Since the publication of the Supreme Court’s decision in Ilott, judgment in a similar claim by an independent, adult child, has been given. The case of Nahajec v Fowle concerned Miss Elena Alicia Nahajec, the 31 year old daughter of her deceased father, Mr Stanley Nahajec. Mr Nahajec had not made any financial provision for his daughter in his Will and, in fact, had deliberately excluded her and his two sons from his Will, leaving his entire estate to his long-standing friend and executor, Mr Stephen Fowle. Mr Nahajec even left a note to his executor, with his Will, explaining why he did not wish to make any financial provision for his three children, the main reason being that (according to him) he had not had any contact with them for 18 years and he did not believe that they had any interest in his welfare. He also stated that his children were of independent means and did not need any financial provision from him.

Failed to make reasonable financial provision

However, notwithstanding the terms of Mr Nahajec’s Will and accompanying note, His Honour Judge Saffman found that Mr Nahajec’s Will failed to make reasonable financial provision for Miss Nahajec, in all the circumstances, and decided to exercise his discretion to award Miss Nahajec a lump sum of £30,000 from his estate. The net value of Mr Nahajec’s estate at the time of his death was £265,710.

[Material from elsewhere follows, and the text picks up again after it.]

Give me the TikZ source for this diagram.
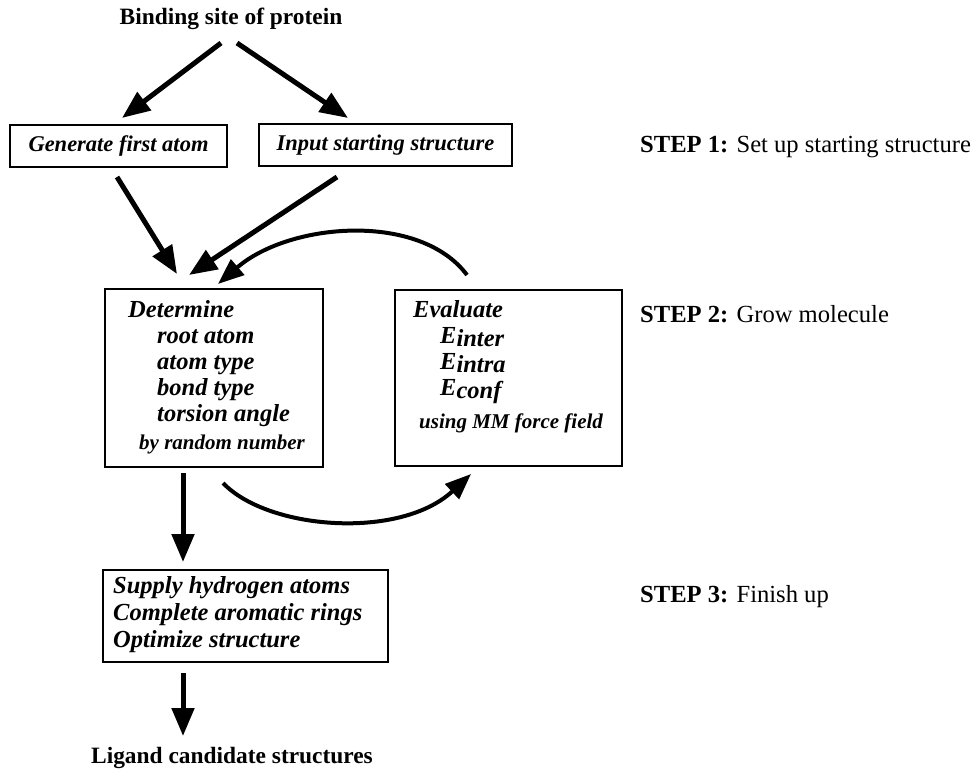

Miss Nahajec accepted that she did not have a relationship with her father after her parents’ marriage broke down when she was 11 years old, although this was not for want of trying on her part. The relationship had been rekindled for a short period, between 2006 and 2009, but there was no contact between them from 2009, until Mr Nahajec’s death in 2015, because Mr Nahajec apparently disapproved of his daughter’s boyfriend. The judge considered that the reason behind the absence of a relationship between Miss Nahajec and her father was an issue that fell to be decided by the Court: was the reason as a result of her attitude towards her father, or Mr Nahajec’s attitude towards his daughter, or a combination of both?

Ambition to become veterinary nurse

Miss Nahajec lived alone in rented accommodation and had two jobs, including employment at a veterinary surgery. She was in receipt of working tax credits. She had debts of about £6,600, largely as a result of her taking time off work for a serious health condition. Her ambition was to become a qualified veterinary nurse and, to this end, she was working additional unpaid hours at the veterinary surgery in order to gain necessary experience. She would have to re-take her GCSEs, and then take a two year diploma in veterinary nursing costing about £11,350. Miss Nahajec wanted sufficient financial provision from her father’s estate to enable her to undertake this course of study with a view to qualifying as a veterinary nurse.

Ambition was genuine

The judge found that Miss Nahajec regretted the absence of a relationship with her late father and that she had made efforts to try to rekindle her relationship with him over the years, but without success. He also found that her ambition to become a veterinary nurse was genuine; it was a reasonable and realistic ambition. If she were to qualify as a veterinary nurse, that would enhance the quality and financial stability of her life. Miss Nahajec received a very modest income and was in straitened financial circumstances.

Award of £30,000

The judge found her to be an honest witness and accepted her evidence. He considered all of the factors in section 3 of the Inheritance (Provision for Family and Dependants) Act 1975 and concluded that Mr Nahajec’s Will failed to make reasonable financial provision for his daughter; he then went on to consider what financial provision ought to be made for her reasonable maintenance. He decided to award her a lump sum of £30,000, based upon capitalisation of maintenance.

In conclusion

It is clear from these two cases that successful applications by estranged adult children for reasonable financial provision from a deceased parent’s estate are difficult but not impossible; they need to be considered on a case by case basis and the reasons behind the estrangement looked at carefully. Estrangement, in itself, is insufficient to defeat a claim by an adult child.